BEIJING -- Chinese beverage giant Wahaha Group has rejected a new cooperation plan put forward by French food group Danone, saying the ongoing peace negotiation is hard to continue, Wahaha said on Sunday.
Danone proposed the two companies merge all their businesses to form a new company that will eventually be listed on the A-share market. Danone and Wahaha will each hold 40 percent of shares in the new company, leaving the remaining 20 percent as public shares.
Danone wants to ensure at least 50 billion yuan (6.9 billion U.S. dollars) in market value if its shares in the new company are lower than 40 percent, said Zong Qinghou, board chairman of the Hangzhou-based Wahaha Group.
"But those proposals and conditions are groundless, and we cannot possibly accept them," he said on the sidelines of the annual session of the National People's Congress (NPC), China's parliament.
Zong said an agreement must be reached through sincere consultation on equal footing.
The latest round of peace negotiation was originally scheduled to last two months since late December, but was prolonged by a month.
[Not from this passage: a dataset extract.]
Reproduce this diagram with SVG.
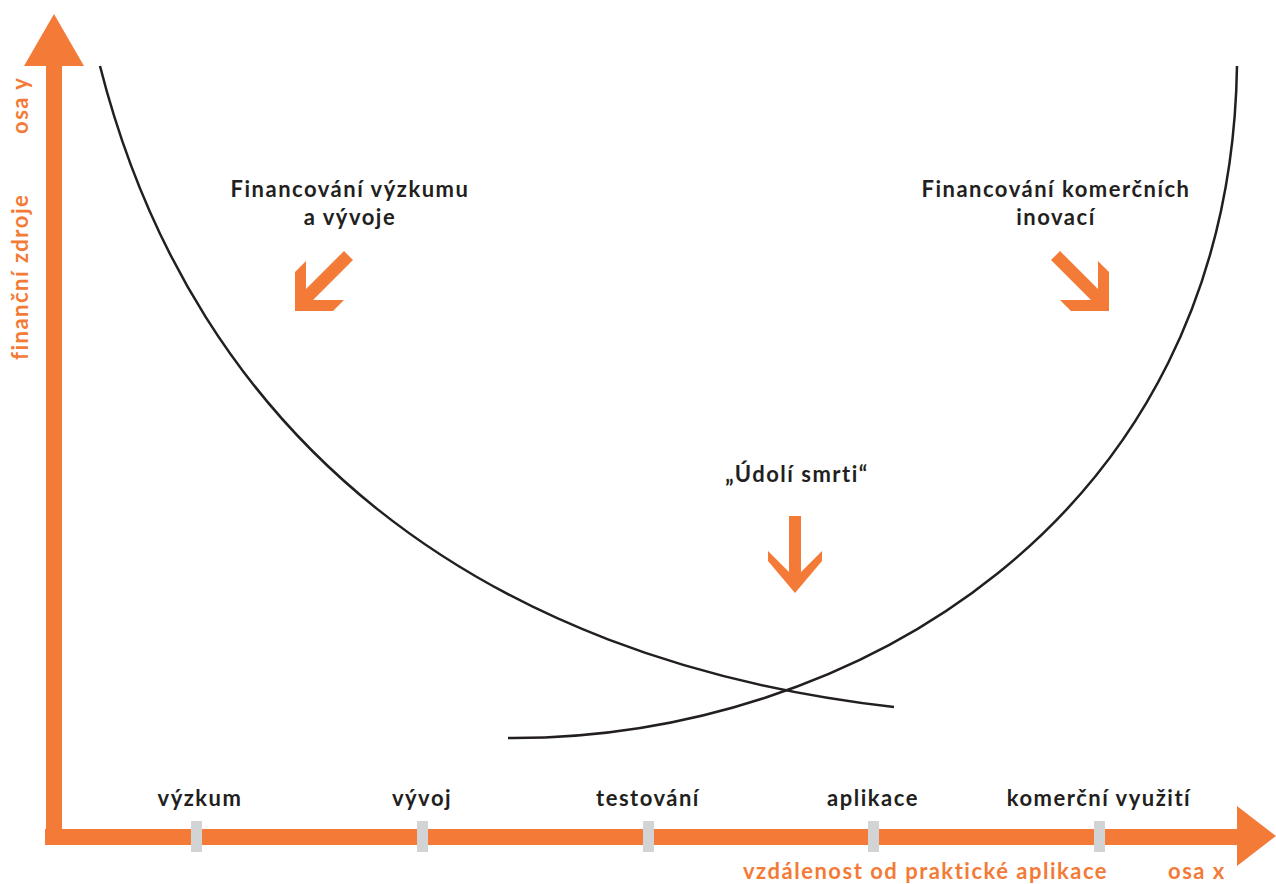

"I have no idea whether the talks will go on," he added.
Danone, which owns a 51-percent stake in the 39 Danone-Wahaha joint ventures, has accused Wahaha of setting up independent companies and selling products identical to those sold by the joint ventures. Danone had demanded a 51-percent stake in the non-joint venture companies, which Wahaha rejected.
Since May last year, the two companies have filed numerous complaints and lawsuits against each other under various Chinese and foreign jurisdictions.
Danone filed its first lawsuit against Wahaha on May 9 in Stockholm, and on June 4, Danone filed another lawsuit, in Los Angeles, against two Wahaha-related companies and two individuals.
Also in June, Wahaha filed a request with the arbitration commission in the eastern Chinese city of Hangzhou over a disputed trademark transfer.
It also lodged suits in Shenyang and Jilin against Danone executives Emmanuel Faber, who replaced Zong Qinghou as chief of Danone and Wahaha's 39 joint ventures, and Qin Peng, China director for Danone Asia and Francois Caquelin, a financial director, claiming they had breached company law or damaged the interests of the Danone-Wahaha joint venture.
ln July, Danone filed a counterclaim against Wahaha, alleging that Wahaha had failed to transfer trademarks to their joint venture under an agreement reached in 1996 when their cooperation started.
Danone and Wahaha negotiated for another round before French President Nicolas Sarkozy visited China late November last year. The talks, however, were fruitless.
Thanks to mediation efforts of China's Ministry of Commerce, Wahaha and Danone announced on December 21 last year that they would end confrontation and return to peace negotiation.